▶ [Short exercise] Give every entry again, unchanged, and leave its images out.

— Start Data for the task —

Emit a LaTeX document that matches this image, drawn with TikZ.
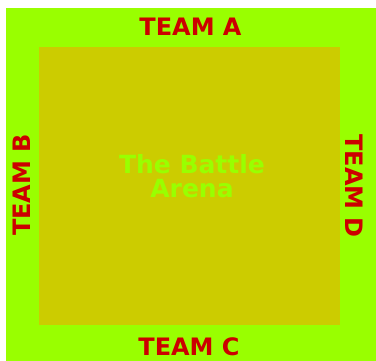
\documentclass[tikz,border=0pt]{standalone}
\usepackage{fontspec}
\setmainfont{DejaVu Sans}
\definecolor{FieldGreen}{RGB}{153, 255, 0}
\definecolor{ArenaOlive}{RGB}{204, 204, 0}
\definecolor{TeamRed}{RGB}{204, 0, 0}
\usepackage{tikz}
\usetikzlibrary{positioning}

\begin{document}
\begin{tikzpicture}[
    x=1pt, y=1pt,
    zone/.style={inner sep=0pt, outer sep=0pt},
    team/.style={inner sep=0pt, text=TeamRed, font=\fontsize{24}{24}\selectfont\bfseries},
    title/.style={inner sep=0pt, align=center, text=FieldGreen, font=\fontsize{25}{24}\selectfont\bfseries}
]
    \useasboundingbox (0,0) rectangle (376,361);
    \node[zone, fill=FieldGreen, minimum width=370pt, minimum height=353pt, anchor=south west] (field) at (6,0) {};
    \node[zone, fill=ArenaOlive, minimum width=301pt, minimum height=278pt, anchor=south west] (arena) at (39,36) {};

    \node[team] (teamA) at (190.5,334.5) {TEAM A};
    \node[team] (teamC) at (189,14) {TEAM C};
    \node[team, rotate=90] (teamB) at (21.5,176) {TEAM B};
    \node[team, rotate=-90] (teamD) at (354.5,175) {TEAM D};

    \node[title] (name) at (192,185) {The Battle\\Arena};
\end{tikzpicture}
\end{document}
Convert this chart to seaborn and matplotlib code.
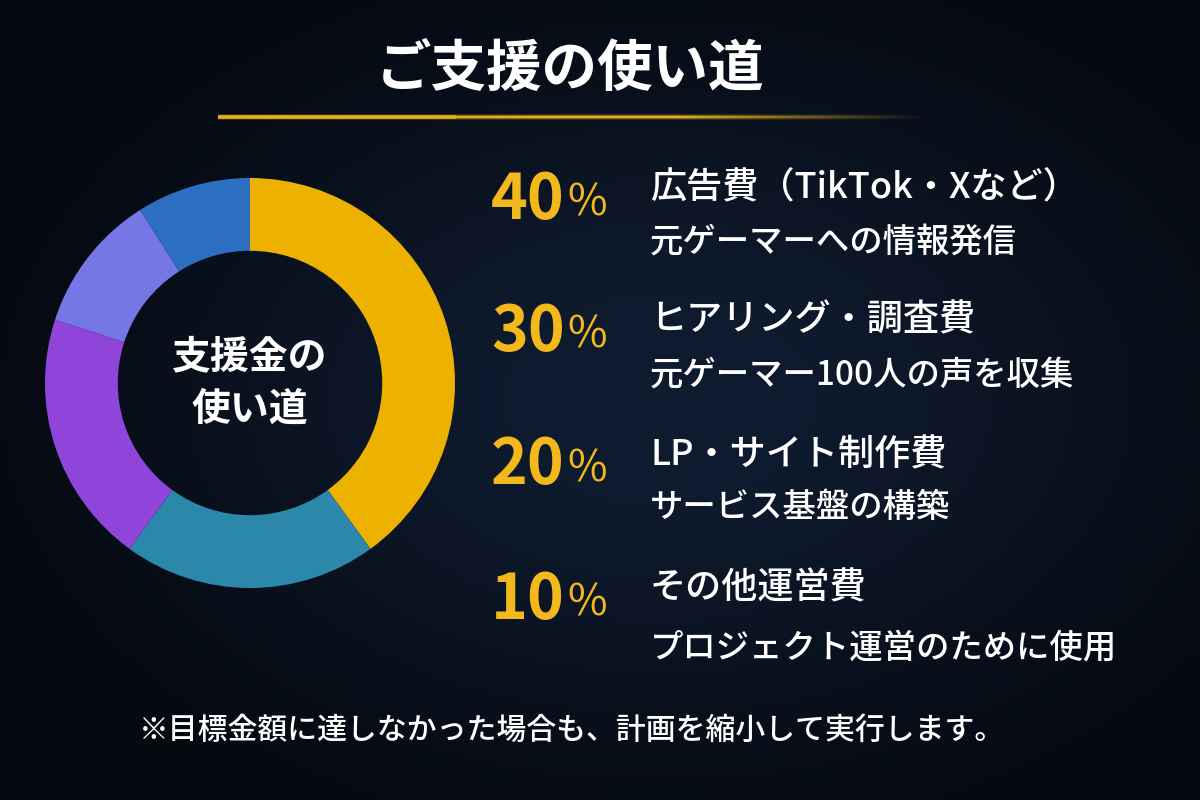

— End Data for the task —

▶ [Exercise result]
Emit a LaTeX document that matches this image, drawn with TikZ.
\documentclass[tikz,border=0pt]{standalone}
\usepackage{fontspec}
\setmainfont{DejaVu Sans}
\definecolor{FieldGreen}{RGB}{153, 255, 0}
\definecolor{ArenaOlive}{RGB}{204, 204, 0}
\definecolor{TeamRed}{RGB}{204, 0, 0}
\usepackage{tikz}
\usetikzlibrary{positioning}

\begin{document}
\begin{tikzpicture}[
    x=1pt, y=1pt,
    zone/.style={inner sep=0pt, outer sep=0pt},
    team/.style={inner sep=0pt, text=TeamRed, font=\fontsize{24}{24}\selectfont\bfseries},
    title/.style={inner sep=0pt, align=center, text=FieldGreen, font=\fontsize{25}{24}\selectfont\bfseries}
]
    \useasboundingbox (0,0) rectangle (376,361);
    \node[zone, fill=FieldGreen, minimum width=370pt, minimum height=353pt, anchor=south west] (field) at (6,0) {};
    \node[zone, fill=ArenaOlive, minimum width=301pt, minimum height=278pt, anchor=south west] (arena) at (39,36) {};

    \node[team] (teamA) at (190.5,334.5) {TEAM A};
    \node[team] (teamC) at (189,14) {TEAM C};
    \node[team, rotate=90] (teamB) at (21.5,176) {TEAM B};
    \node[team, rotate=-90] (teamD) at (354.5,175) {TEAM D};

    \node[title] (name) at (192,185) {The Battle\\Arena};
\end{tikzpicture}
\end{document}
Convert this chart to seaborn and matplotlib code.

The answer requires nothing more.